Eça de Queirós lived from 1845 to 1900. His relatively early death was due to tuberculosis. He was not only a writer, but also a Portuguese diplomat, who served in Cuba, Great Britain, and France.
On the superficial level of narrative, THE CITY AND THE MOUNTAINS is a sort of morality play. It also is the tale of a lifelong friendship between the narrator Zé Fernandes, a member of the Portuguese landed gentry who divides his time between Paris and his modest family estate in Portugal, and Jacinto, a fabulously wealthy Portuguese with a mansion on the Champs-Elysée and a place at the epicenter of Parisian social life. Zé Fernandes had met Jacinto at boarding school and in the novel he plays a sort of Sancho Panza to Jacinto's Don Quixote, as Jacinto flits from one enthusiasm to another (with intervening periods of complete and utter ennui). Most of the first half of the novel is set in Paris, and most of the second half in the mountains of Portugal, where Jacinto goes for the first time to re-inter the bones of his ancestors after the family cemetery was uncovered by a flood. In Paris, Jacinto had become bored and jaded. In the country, he is thoroughly re-invigorated.
Needless to say, THE CITY AND THE MOUNTAINS is not plot-driven. What distinguishes it - indeed, its raison d'être - is its satire of late 19th-Century civilization and its intellectual and technological achievements, especially as grandiloquently paraded in Paris. At the beginning of the novel, the satire is very light in tone, but gradually it takes on more and more venom so that by the end it has become full-blown mockery. There is much humor and acute observation of society, especially bourgeois pretensions and sycophancy.

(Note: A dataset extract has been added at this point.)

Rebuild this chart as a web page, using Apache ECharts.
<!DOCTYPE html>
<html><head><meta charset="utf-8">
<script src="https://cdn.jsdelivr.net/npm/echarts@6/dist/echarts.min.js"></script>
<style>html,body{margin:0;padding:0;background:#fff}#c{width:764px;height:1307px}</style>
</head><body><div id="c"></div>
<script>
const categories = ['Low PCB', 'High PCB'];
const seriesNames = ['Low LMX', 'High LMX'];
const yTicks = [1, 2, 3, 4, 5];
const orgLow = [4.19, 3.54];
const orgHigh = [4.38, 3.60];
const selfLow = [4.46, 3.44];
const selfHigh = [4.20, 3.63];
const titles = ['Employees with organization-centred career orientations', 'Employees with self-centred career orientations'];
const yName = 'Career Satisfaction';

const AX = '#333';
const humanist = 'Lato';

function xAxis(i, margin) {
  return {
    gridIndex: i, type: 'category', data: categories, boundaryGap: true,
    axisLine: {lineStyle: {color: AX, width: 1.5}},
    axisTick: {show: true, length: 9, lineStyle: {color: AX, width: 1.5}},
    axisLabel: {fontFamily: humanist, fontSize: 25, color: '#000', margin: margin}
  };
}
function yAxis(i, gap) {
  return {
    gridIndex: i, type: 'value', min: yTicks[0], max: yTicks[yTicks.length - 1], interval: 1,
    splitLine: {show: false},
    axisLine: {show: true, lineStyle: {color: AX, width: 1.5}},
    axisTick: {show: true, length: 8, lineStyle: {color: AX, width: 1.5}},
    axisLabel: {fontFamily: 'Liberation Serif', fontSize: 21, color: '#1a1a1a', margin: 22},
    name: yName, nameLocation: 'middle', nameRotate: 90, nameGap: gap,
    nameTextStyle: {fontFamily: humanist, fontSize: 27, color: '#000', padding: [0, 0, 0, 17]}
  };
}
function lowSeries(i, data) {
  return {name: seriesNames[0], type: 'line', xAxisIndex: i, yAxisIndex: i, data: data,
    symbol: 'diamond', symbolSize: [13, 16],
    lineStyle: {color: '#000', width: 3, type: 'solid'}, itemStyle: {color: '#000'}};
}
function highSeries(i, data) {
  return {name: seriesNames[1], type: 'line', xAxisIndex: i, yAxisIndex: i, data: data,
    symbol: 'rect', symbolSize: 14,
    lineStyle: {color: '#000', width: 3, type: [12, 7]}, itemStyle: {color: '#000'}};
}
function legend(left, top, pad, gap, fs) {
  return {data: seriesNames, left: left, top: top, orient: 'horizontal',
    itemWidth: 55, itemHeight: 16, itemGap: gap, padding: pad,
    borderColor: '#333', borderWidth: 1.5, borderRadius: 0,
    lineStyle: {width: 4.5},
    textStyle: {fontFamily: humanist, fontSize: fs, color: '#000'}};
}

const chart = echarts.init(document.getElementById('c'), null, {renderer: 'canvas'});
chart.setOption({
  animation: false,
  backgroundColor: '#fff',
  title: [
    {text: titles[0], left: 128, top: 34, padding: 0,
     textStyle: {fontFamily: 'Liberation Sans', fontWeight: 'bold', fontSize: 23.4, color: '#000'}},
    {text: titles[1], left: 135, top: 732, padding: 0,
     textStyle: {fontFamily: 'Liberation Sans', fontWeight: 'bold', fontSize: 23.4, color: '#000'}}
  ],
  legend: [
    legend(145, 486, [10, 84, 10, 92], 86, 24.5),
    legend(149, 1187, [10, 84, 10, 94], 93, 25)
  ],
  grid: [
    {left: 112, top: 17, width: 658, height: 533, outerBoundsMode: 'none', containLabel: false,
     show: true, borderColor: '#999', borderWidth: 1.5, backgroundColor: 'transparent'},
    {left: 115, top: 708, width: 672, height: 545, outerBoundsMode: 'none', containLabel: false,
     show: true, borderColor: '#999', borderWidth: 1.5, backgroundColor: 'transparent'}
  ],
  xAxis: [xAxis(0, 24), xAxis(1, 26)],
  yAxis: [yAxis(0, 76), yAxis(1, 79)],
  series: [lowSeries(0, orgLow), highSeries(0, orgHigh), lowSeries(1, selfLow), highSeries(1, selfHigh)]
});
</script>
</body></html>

There also is some bitter social commentary, the highpoint of which occurs when Zé Fernandes and Jacinto go to Montmarte, where the Basilica of Sacré Coeur is being constructed. They look down on Paris, the "City" of the title and the zenith of Civilization and Progress, and Zé Fernandes waxes philosophical. An excerpt:
"From this terrace, * * * we have a clear view of the dismal houses where the populace remains weighed down by that ancient opprobrium from which neither religions or philosophies or morality, nor their own brute strength, will ever be able to free them! There they lie, scattered about the City, like some kind of vile human manure. The centuries roll by, and the same immutable rags cover their bodies, and beneath those rags, through the long day, the men will labor and the women will weep. And the wealth of the City, dear Prince, is built on the labor and tears of the poor."
Rather remarkable writing from a man who is reputed to have been somewhat of a dandy and a gourmet, but then THE CITY AND THE MOUNTAIN was written at the very end of Eça's life. In fact, he died before he had fully revised the proofs of the novel. All in all, I found THE CITY AND THE MOUNTAIN to contain some brilliant writing, especially when depicting the vacuity of bourgeois life in Paris, but ultimately the story is too heavy-handed and the breezy style eventually became wearisome. The novel is worth reading as an example of its time, but to my mind it is not a classic.